The hard work that went into the planning and implementation of SOLVE/THESEO was rewarded with outstanding scientific success due to both the high level of international cooperation on all fronts and to some fortuitous meteorological conditions. Temperatures that were below normal in the polar lower stratosphere over the course of the 1999–2000 Arctic winter resulted in extensive PSC formation. Large particles containing nitric acid trihydrate were observed for the first time under conditions that demonstrated that denitrification could occur without the formation of ice particles. Heterogeneous chemical reactions on the surfaces of the PSC particles produced high levels of reactive chlorine within the polar vortex by early January. This reactive chlorine catalytically destroyed about 60% of the ozone in a layer near 20 km between late January and mid-March 2000. The determination of ozone loss by rate-limiting radical reactions up to 90°N latitude led to improved understanding of key photochemical parameters and of the evolution of ozone-destroying forms of chlorine. These, in turn, enabled better predictions of future ozone levels as chlorine levels declined in response to the provisions of the Montreal Protocol. Unfortunately, because of a prolonged delay in the launch of the SAGE III satellite instrument, direct intercomparison activities could not be conducted during the SOLVE campaign and the various process scale science objectives became the primary focus of the mission.

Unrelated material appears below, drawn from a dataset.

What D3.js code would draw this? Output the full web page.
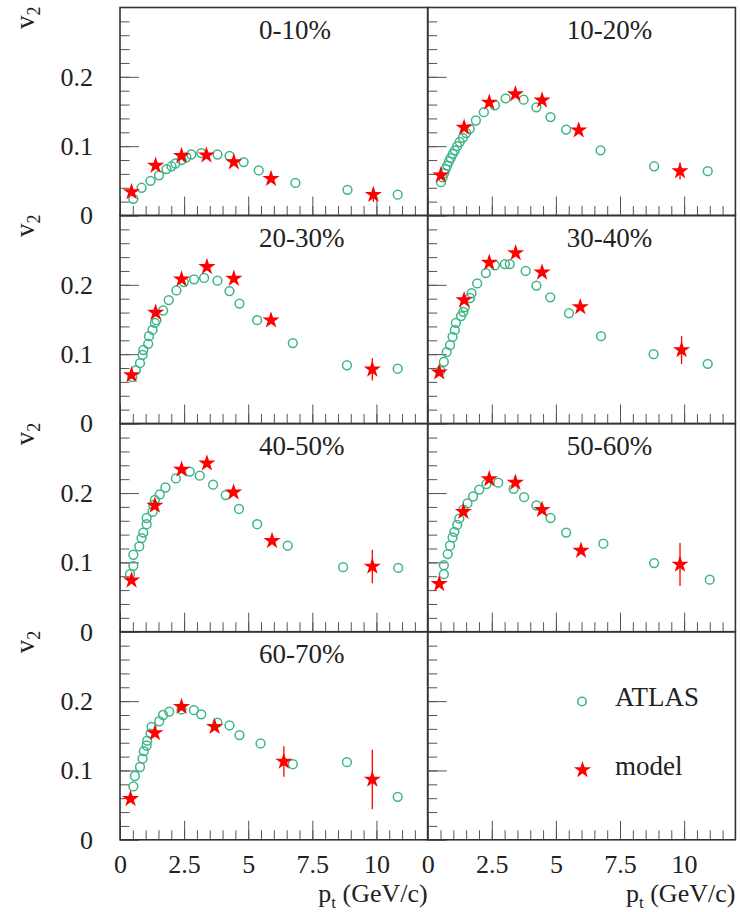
<!DOCTYPE html>
<html>
<head>
<meta charset="utf-8">
<script src="https://cdn.jsdelivr.net/npm/d3@7"></script>
<style>
  body { margin: 0; background: #fff; }
  svg { display: block; }
</style>
</head>
<body>
<svg id="chart" width="740" height="912"></svg>
<script>
// centrality classes, one panel each
const centralities = ["0-10%", "10-20%", "20-30%", "30-40%", "40-50%", "50-60%", "60-70%"];

// ATLAS data (open circles)
const atlasPt = [
    [0.52, 0.84, 1.19, 1.52, 1.81, 2.01, 2.16, 2.40, 2.59, 2.78, 3.17, 3.80, 4.27, 4.82, 5.41, 6.84, 8.87, 10.83],
    [0.52, 0.58, 0.64, 0.70, 0.76, 0.83, 0.90, 0.98, 1.06, 1.15, 1.25, 1.37, 1.50, 1.64, 1.88, 2.19, 2.62, 3.04, 3.74, 4.24, 4.79, 5.40, 6.74, 8.83, 10.92],
    [0.48, 0.62, 0.78, 0.88, 0.91, 1.10, 1.13, 1.27, 1.36, 1.42, 1.68, 1.90, 2.20, 2.49, 2.89, 3.28, 3.80, 4.27, 4.66, 5.35, 6.74, 8.85, 10.83],
    [0.50, 0.63, 0.74, 0.87, 0.97, 1.06, 1.10, 1.30, 1.39, 1.45, 1.65, 1.71, 1.93, 2.27, 2.62, 3.01, 3.20, 3.82, 4.24, 4.78, 5.51, 6.76, 8.81, 10.92],
    [0.39, 0.52, 0.52, 0.75, 0.84, 0.91, 1.04, 1.04, 1.27, 1.30, 1.36, 1.55, 1.77, 2.18, 2.72, 3.11, 3.63, 4.12, 4.64, 5.35, 6.54, 8.70, 10.85],
    [0.63, 0.63, 0.78, 0.87, 0.97, 1.04, 1.15, 1.23, 1.39, 1.55, 1.77, 2.01, 2.29, 2.75, 3.35, 3.76, 4.24, 4.79, 5.40, 6.85, 8.83, 11.0],
    [0.52, 0.58, 0.78, 0.88, 0.93, 1.04, 1.06, 1.19, 1.23, 1.53, 1.68, 1.92, 2.40, 2.88, 3.17, 3.80, 4.27, 4.66, 5.48, 6.74, 8.85, 10.83]
];
const atlasV2 = [
    [0.024, 0.040, 0.050, 0.058, 0.067, 0.071, 0.075, 0.080, 0.084, 0.088, 0.090, 0.088, 0.086, 0.077, 0.065, 0.047, 0.037, 0.030],
    [0.048, 0.055, 0.061, 0.067, 0.072, 0.078, 0.083, 0.089, 0.094, 0.100, 0.106, 0.112, 0.119, 0.125, 0.137, 0.149, 0.159, 0.169, 0.167, 0.156, 0.142, 0.124, 0.094, 0.071, 0.064],
    [0.067, 0.077, 0.087, 0.099, 0.106, 0.115, 0.126, 0.135, 0.145, 0.149, 0.163, 0.178, 0.192, 0.204, 0.208, 0.210, 0.206, 0.191, 0.173, 0.149, 0.116, 0.084, 0.079],
    [0.076, 0.089, 0.103, 0.113, 0.125, 0.135, 0.145, 0.155, 0.161, 0.168, 0.181, 0.188, 0.202, 0.217, 0.228, 0.230, 0.230, 0.220, 0.199, 0.182, 0.159, 0.126, 0.100, 0.086],
    [0.083, 0.095, 0.111, 0.123, 0.135, 0.143, 0.155, 0.164, 0.173, 0.183, 0.190, 0.198, 0.208, 0.221, 0.231, 0.225, 0.212, 0.197, 0.177, 0.155, 0.124, 0.093, 0.092],
    [0.083, 0.096, 0.112, 0.124, 0.136, 0.144, 0.154, 0.163, 0.176, 0.185, 0.195, 0.205, 0.213, 0.215, 0.206, 0.194, 0.182, 0.164, 0.143, 0.127, 0.099, 0.075],
    [0.077, 0.092, 0.105, 0.117, 0.128, 0.136, 0.143, 0.153, 0.163, 0.171, 0.180, 0.185, 0.188, 0.187, 0.181, 0.169, 0.165, 0.151, 0.139, 0.109, 0.112, 0.062]
];

// model (red stars) with vertical errors
const modelPt = [
    [0.45, 1.39, 2.40, 3.37, 4.44, 5.89, 9.88],
    [0.51, 1.42, 2.40, 3.42, 4.46, 5.89, 9.84],
    [0.45, 1.39, 2.40, 3.39, 4.44, 5.89, 9.84],
    [0.45, 1.42, 2.40, 3.43, 4.46, 5.95, 9.90],
    [0.45, 1.36, 2.40, 3.39, 4.43, 5.93, 9.84],
    [0.45, 1.39, 2.40, 3.42, 4.46, 5.98, 9.84],
    [0.41, 1.36, 2.40, 3.69, 6.39, 9.84]
];
const modelV2 = [
    [0.034, 0.072, 0.086, 0.087, 0.077, 0.053, 0.030],
    [0.058, 0.127, 0.163, 0.175, 0.166, 0.123, 0.064],
    [0.070, 0.160, 0.208, 0.226, 0.209, 0.149, 0.078],
    [0.074, 0.178, 0.232, 0.246, 0.218, 0.168, 0.106],
    [0.074, 0.182, 0.234, 0.243, 0.201, 0.131, 0.094],
    [0.069, 0.173, 0.220, 0.215, 0.176, 0.117, 0.097],
    [0.059, 0.154, 0.192, 0.163, 0.113, 0.087]
];
const modelErr = [
    [0, 0, 0, 0, 0, 0, 0.010],
    [0, 0, 0, 0, 0, 0, 0.012],
    [0, 0, 0, 0, 0, 0, 0.016],
    [0, 0, 0, 0, 0, 0, 0.020],
    [0, 0, 0, 0, 0, 0, 0.024],
    [0, 0, 0, 0, 0, 0, 0.031],
    [0, 0, 0, 0, 0.022, 0.043]
];

const xTicks = [0, 2.5, 5, 7.5, 10];
const yTicks = [0, 0.1, 0.2];
const legendLabels = ["ATLAS", "model"];

// layout (canvas divided 2 x 4 like the ROOT pads)
const colX = [120, 427.7];
const colW = 307.7;
const rowY = [7.5, 215.5, 423.7, 631.8];
const rowH = 208;
const green = "#3db688";
const red = "#ff0000";
const serif = '"Liberation Serif", Tinos, "Times New Roman", serif';

const svg = d3.select("#chart");

const x = d3.scaleLinear().domain([0, 12]).range([0, colW]);
const y = d3.scaleLinear().domain([0, 0.3]).range([rowH, 0]);

const star = d3.symbol().type(d3.symbolStar).size(92);

for (let p = 0; p < 8; p++) {
    const col = p % 2;
    const row = Math.floor(p / 2);
    const g = svg.append("g").attr("transform", `translate(${colX[col]},${rowY[row]})`);

    // minor + major ticks, pointing into the pad
    const yMinor = d3.axisRight(y).tickValues(d3.range(0.02, 0.29, 0.02)).tickSize(9.5).tickFormat("");
    const yMajor = d3.axisRight(y).tickValues(yTicks).tickSize(19).tickFormat("");
    const xMinor = d3.axisTop(x).tickValues(d3.range(0.5, 12, 0.5)).tickSize(9.5).tickFormat("");
    const xMajor = d3.axisTop(x).tickValues(xTicks).tickSize(19).tickFormat("");
    g.append("g").call(yMinor);
    g.append("g").call(yMajor);
    g.append("g").attr("transform", `translate(0,${rowH})`).call(xMinor);
    g.append("g").attr("transform", `translate(0,${rowH})`).call(xMajor);
    g.selectAll(".domain").remove();
    g.selectAll(".tick line").attr("stroke", "#555").attr("stroke-width", 1);

    g.append("rect")
        .attr("width", colW)
        .attr("height", rowH)
        .attr("fill", "none")
        .attr("stroke", "#333")
        .attr("stroke-width", 1.6);

    if (col === 0) {
        const yLab = d3.axisLeft(y).tickValues(yTicks).tickSize(0).tickPadding(27)
            .tickFormat((d) => (d === 0 ? "0" : d3.format(".1f")(d)));
        const ya = g.append("g").call(yLab);
        ya.select(".domain").remove();
        ya.selectAll("text")
            .style("font-family", serif)
            .style("font-size", "26px")
            .attr("fill", "#222");

        const lab = svg.append("text")
            .attr("transform", `translate(34,${rowY[row] - 1}) rotate(-90)`)
            .attr("text-anchor", "end")
            .style("font-family", serif)
            .style("font-size", "27px")
            .attr("fill", "#222");
        lab.append("tspan").text("v");
        lab.append("tspan").style("font-size", "18px").attr("dy", 6).text("2");
    }

    if (row === 3) {
        const xLab = d3.axisBottom(x).tickValues(xTicks).tickSize(0).tickPadding(15)
            .tickFormat((d) => String(d));
        const xa = g.append("g").attr("transform", `translate(0,${rowH})`).call(xLab);
        xa.select(".domain").remove();
        xa.selectAll("text")
            .style("font-family", serif)
            .style("font-size", "26px")
            .attr("fill", "#222");

        const t = g.append("text")
            .attr("x", colW)
            .attr("y", rowH + 62)
            .attr("text-anchor", "end")
            .style("font-family", serif)
            .style("font-size", "26px")
            .attr("fill", "#222");
        t.append("tspan").text("p");
        t.append("tspan").style("font-size", "17px").attr("dy", 6).text("t");
        t.append("tspan").attr("dy", -6).text("\u00a0(GeV/c)");
    }

    if (p >= centralities.length) {
        // legend pad
        const lg = svg.append("g");
        lg.append("circle")
            .attr("cx", 582)
            .attr("cy", 701.5)
            .attr("r", 4.2)
            .attr("fill", "none")
            .attr("stroke", green)
            .attr("stroke-width", 1.6);
        lg.append("path")
            .attr("d", star())
            .attr("transform", "translate(582.5,770)")
            .attr("fill", red);
        lg.selectAll("text.leg")
            .data(legendLabels)
            .join("text")
            .attr("class", "leg")
            .attr("x", 615)
            .attr("y", (d, i) => 705.5 + i * 69.5)
            .style("font-family", serif)
            .style("font-size", "27px")
            .attr("fill", "#222")
            .text((d) => d);
        continue;
    }

    g.append("text")
        .attr("x", 139)
        .attr("y", 31)
        .style("font-family", serif)
        .style("font-size", "27px")
        .attr("fill", "#222")
        .text(centralities[p]);

    const atlas = atlasPt[p].map((v, i) => [v, atlasV2[p][i]]);
    g.append("g")
        .selectAll("circle")
        .data(atlas)
        .join("circle")
        .attr("cx", (d) => x(d[0]))
        .attr("cy", (d) => y(d[1]))
        .attr("r", 4.4)
        .attr("fill", "none")
        .attr("stroke", green)
        .attr("stroke-width", 1.5);

    const model = modelPt[p].map((v, i) => [v, modelV2[p][i], modelErr[p][i]]);
    g.append("g")
        .selectAll("line")
        .data(model.filter((d) => d[2] > 0))
        .join("line")
        .attr("x1", (d) => x(d[0]))
        .attr("x2", (d) => x(d[0]))
        .attr("y1", (d) => y(d[1] - d[2]))
        .attr("y2", (d) => y(d[1] + d[2]))
        .attr("stroke", red)
        .attr("stroke-width", 1.3);
    g.append("g")
        .selectAll("path")
        .data(model)
        .join("path")
        .attr("d", star())
        .attr("transform", (d) => `translate(${x(d[0])},${y(d[1])})`)
        .attr("fill", red);
}
</script>
</body>
</html>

Nevertheless, SOLVE/THESEO data were used in conjunction with measurements from several other satellite instruments to provide a level of indirect validation of SAGE III.

An opportunity for direct validation of the SAGE III instrument soon arose when NASA scheduled the SOLVE-II mission at the Arena Arctica in close collaboration with the European Commission sponsored VINTERSOL (Validation of International Satellites and study of Ozone Loss)/EUPLEX (EU Polar Stratospheric Cloud and Lee Wave Experiment) campaign during the Arctic winter of 2002–2003. The SOLVE-II mission component utilized the DC-8 aircraft and balloon measurements to acquire coincident correlative data with SAGE III as well as with the atmospheric chemistry instruments onboard the POAM and ENVISAT satellite missions, thereby enhancing comparison and science activities utilizing these data sets. The VINTERSOL/EUPLEX mission component added airborne measurements from the DLR Falcon and the high-altitude Russian Geophysica and balloon measurements by the French National Centre for Space Studies (CNES) team. The joint mission strategy benefitted extensively from the SOLVE/THESEO experience. As a result, the measurements from the international array of aircraft and balloon instruments have led to a more detailed understanding of the chemical and dynamical processes associated with stratospheric ozone loss in the Arctic and at Northern Hemisphere mid-latitudes.

Two decades of progressive achievements in polar ozone research via airborne science have demonstrated the high value of international cooperation in all aspects of mission formulation, planning, and implementation as well as in the analysis and interpretation of the data. Equally important, however, has been the critical partnership that continued to grow between science and operations. Without this partnership, the ability to provide the scientific underpinning of the Montreal Protocol and its Amendments and Adjustments would not have been possible. Airborne field campaigns and fundamental laboratory investigations, together with space-based missions and ground networks, have become international measurement resources and have enhanced the interactivity among the four research elements required to address ozone depletion and recovery. The interplay and feedback between each of these elements (measurement, verification, analysis, and description) provide a solid foundation for international assessments that are key to the development of the improved prognostic capabilities needed to evaluate the potential impacts of changing atmospheric composition due to chemistry/climate coupling. The success of the Montreal Protocol serves as a clear justification for the enormous investments that have been made internationally in laboratory research on atmospheric photochemical processes as well as in planning and implementing scientific research and measurement campaigns.